The request -
Without the pictures, output the lines of the material from the very first through the one that holds "(0,0) rectangle (962,388);".

::: Data extract

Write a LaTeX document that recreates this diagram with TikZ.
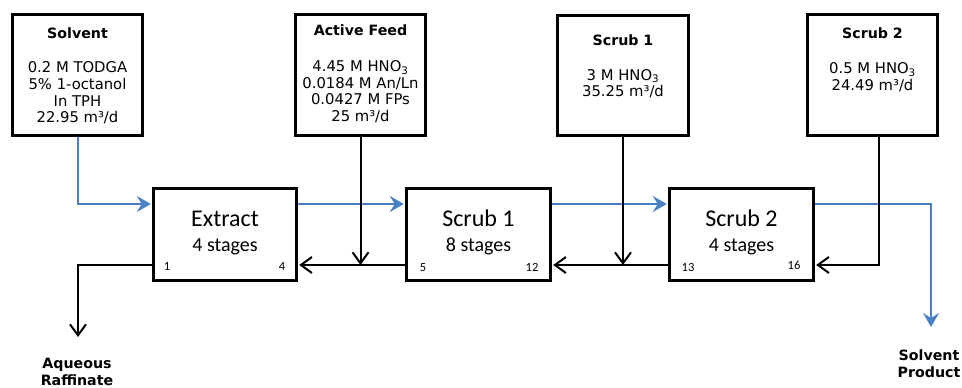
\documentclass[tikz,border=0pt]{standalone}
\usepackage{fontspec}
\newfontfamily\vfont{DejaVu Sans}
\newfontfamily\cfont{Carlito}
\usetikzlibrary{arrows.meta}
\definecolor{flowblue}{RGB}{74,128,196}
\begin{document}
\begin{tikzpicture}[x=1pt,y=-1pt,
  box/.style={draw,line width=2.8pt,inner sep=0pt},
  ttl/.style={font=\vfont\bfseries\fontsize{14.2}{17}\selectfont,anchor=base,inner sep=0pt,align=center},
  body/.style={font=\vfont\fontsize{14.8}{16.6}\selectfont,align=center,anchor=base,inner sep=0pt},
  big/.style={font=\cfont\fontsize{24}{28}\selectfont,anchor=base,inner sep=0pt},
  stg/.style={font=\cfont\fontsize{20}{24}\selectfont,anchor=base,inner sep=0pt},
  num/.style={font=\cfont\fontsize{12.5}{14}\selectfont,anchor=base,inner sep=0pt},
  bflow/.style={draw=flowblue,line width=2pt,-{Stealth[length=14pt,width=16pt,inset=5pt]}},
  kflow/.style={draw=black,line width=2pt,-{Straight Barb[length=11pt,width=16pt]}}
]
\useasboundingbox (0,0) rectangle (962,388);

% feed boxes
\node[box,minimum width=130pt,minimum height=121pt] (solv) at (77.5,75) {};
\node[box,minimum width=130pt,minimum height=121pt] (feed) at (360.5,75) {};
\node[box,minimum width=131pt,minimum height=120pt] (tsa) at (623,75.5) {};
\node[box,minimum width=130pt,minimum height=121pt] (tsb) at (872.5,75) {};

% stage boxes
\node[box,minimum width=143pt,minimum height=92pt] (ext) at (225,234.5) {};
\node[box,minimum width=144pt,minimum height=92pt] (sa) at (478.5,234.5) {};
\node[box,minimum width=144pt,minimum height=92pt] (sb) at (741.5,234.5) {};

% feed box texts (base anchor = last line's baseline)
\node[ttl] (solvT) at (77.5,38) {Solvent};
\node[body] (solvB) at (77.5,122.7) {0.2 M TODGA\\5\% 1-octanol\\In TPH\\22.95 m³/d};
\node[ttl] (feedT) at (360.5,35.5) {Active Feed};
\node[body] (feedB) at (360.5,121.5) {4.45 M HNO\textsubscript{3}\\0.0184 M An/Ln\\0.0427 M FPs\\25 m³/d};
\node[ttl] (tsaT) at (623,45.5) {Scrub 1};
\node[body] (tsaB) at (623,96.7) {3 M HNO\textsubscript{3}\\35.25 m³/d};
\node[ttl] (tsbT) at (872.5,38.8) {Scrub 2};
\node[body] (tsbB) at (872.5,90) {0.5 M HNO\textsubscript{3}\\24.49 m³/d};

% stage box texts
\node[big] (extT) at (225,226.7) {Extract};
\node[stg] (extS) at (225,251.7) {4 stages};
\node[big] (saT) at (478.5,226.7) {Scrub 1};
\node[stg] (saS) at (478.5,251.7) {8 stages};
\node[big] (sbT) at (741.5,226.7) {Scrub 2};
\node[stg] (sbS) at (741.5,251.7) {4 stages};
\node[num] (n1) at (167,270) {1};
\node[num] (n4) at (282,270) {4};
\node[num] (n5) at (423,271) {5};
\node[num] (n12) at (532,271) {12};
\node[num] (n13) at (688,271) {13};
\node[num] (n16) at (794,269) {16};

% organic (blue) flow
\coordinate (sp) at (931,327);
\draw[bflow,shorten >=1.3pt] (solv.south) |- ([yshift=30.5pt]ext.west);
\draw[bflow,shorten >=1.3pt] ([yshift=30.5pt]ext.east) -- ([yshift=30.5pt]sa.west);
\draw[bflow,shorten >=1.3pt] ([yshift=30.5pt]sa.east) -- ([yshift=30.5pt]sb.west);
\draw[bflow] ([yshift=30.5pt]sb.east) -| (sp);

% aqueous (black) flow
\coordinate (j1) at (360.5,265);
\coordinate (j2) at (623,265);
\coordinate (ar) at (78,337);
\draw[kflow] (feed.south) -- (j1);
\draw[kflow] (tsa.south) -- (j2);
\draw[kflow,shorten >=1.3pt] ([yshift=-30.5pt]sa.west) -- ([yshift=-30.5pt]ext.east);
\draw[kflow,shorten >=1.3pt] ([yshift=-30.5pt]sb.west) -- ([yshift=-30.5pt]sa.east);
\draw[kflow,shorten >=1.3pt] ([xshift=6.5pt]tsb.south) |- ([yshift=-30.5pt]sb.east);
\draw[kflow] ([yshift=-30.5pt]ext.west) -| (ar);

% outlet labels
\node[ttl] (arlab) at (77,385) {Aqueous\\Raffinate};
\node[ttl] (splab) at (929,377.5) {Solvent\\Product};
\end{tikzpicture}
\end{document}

::::::

Response to this task -
Write a LaTeX document that recreates this diagram with TikZ.
\documentclass[tikz,border=0pt]{standalone}
\usepackage{fontspec}
\newfontfamily\vfont{DejaVu Sans}
\newfontfamily\cfont{Carlito}
\usetikzlibrary{arrows.meta}
\definecolor{flowblue}{RGB}{74,128,196}
\begin{document}
\begin{tikzpicture}[x=1pt,y=-1pt,
  box/.style={draw,line width=2.8pt,inner sep=0pt},
  ttl/.style={font=\vfont\bfseries\fontsize{14.2}{17}\selectfont,anchor=base,inner sep=0pt,align=center},
  body/.style={font=\vfont\fontsize{14.8}{16.6}\selectfont,align=center,anchor=base,inner sep=0pt},
  big/.style={font=\cfont\fontsize{24}{28}\selectfont,anchor=base,inner sep=0pt},
  stg/.style={font=\cfont\fontsize{20}{24}\selectfont,anchor=base,inner sep=0pt},
  num/.style={font=\cfont\fontsize{12.5}{14}\selectfont,anchor=base,inner sep=0pt},
  bflow/.style={draw=flowblue,line width=2pt,-{Stealth[length=14pt,width=16pt,inset=5pt]}},
  kflow/.style={draw=black,line width=2pt,-{Straight Barb[length=11pt,width=16pt]}}
]
\useasboundingbox (0,0) rectangle (962,388);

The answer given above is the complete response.